Americans are famous for paying more than double the going price for carpets and souvenirs in the bazaar.
An Arabian friend of mine explained that most rugs sold in the Middle East to Americans come from estate sales in Long Island. Back in the early 20th century, the wealthy in the US bought a household package of persian rugs for an entire house. The rugs were hand made by exploited middle eastern shepards.
Rugs were purchased at estate auctions, shipped back to the Middle East and sold at a vast profit.
Americans might be the worst shoppers in the world.
The Middle East is run by a merchant class, based in bazaars in every major city. When we think of Iran, we picture the Ayatollahs of Qom.

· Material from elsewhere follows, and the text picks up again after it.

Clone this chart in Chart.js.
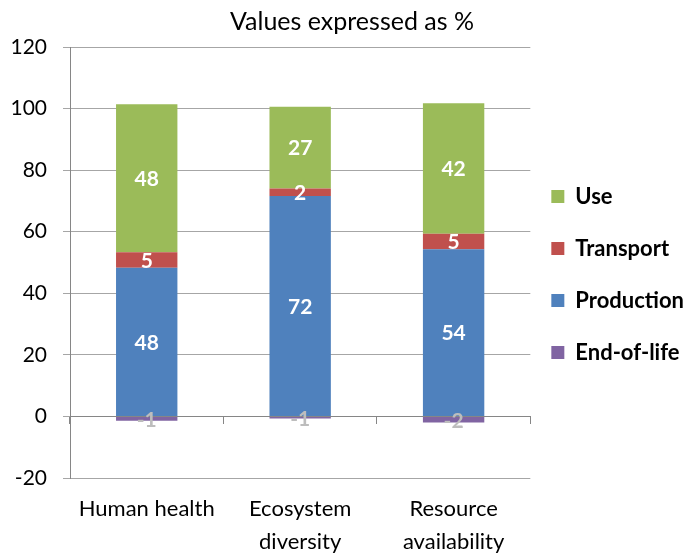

In reality, they take their marching orders from merchants in Tehran. A major mistake of the Shah was his inability to recognize the power of the Bazaar.
Kabul is no different. If anything, they are more locked in the cutthroat capitalism of the Bazaar.
If some dumbass American wants to overpay for patronage, so much the better. We think we have bought Afghanistan. They are laughing all the way to the bank.
We are paying billions of dollars for nothing. We are the laughing stock of the world. Dumbass Americans.
Aid, development, education, health, infrastructure.. If we are dumb enough to overpay for this pie in the sky, shame on us.
And, if somebody wants to pay me to be an aid expert and live on a tax-free salary in a secure compound with all the ammenities of the western world, sign me up.
Dumb ass Americans....
foreign aid was discover long time ago, it is a tax money split procedure where cash in split in half with the foeign counterpart
Americans in Afghanistan get as mach as the warlords.
edweg
ducksawce
You are right.We are overpaying.But we overpay ourselves , not you and me but those well connected, those in ferrying petrol from Kuwait to Iraq ( we again) or those advising Afghanistani how to write a grant for geeting money from US Gov ( again an insider gobbles up 25 % of the grant or loan )or those building roads but buying no local labor or materials. US does not spend a dime that goes to the upliftment of Afghanistanis.( wwell I am exaggerating ) The salary of the NGO( mostly foreigners) also comes from the US loan and grant. 60 % of the money given as aid ends up back in US as paid for overhaed and services to US/NATO personnel.It is one thing to pay more in Bazar and another thing to take US taxpayer's money and siphon it off to comapnies,militaries,and NGOs in the name of development.
what no mention of american corporations??
The important question is how do we end the corruption in the USA?
Corruption in Afghanistan goes back hundreds of years. It predates the US.
Corruption in Afghanistan goes back hundreds of years. It predates the US.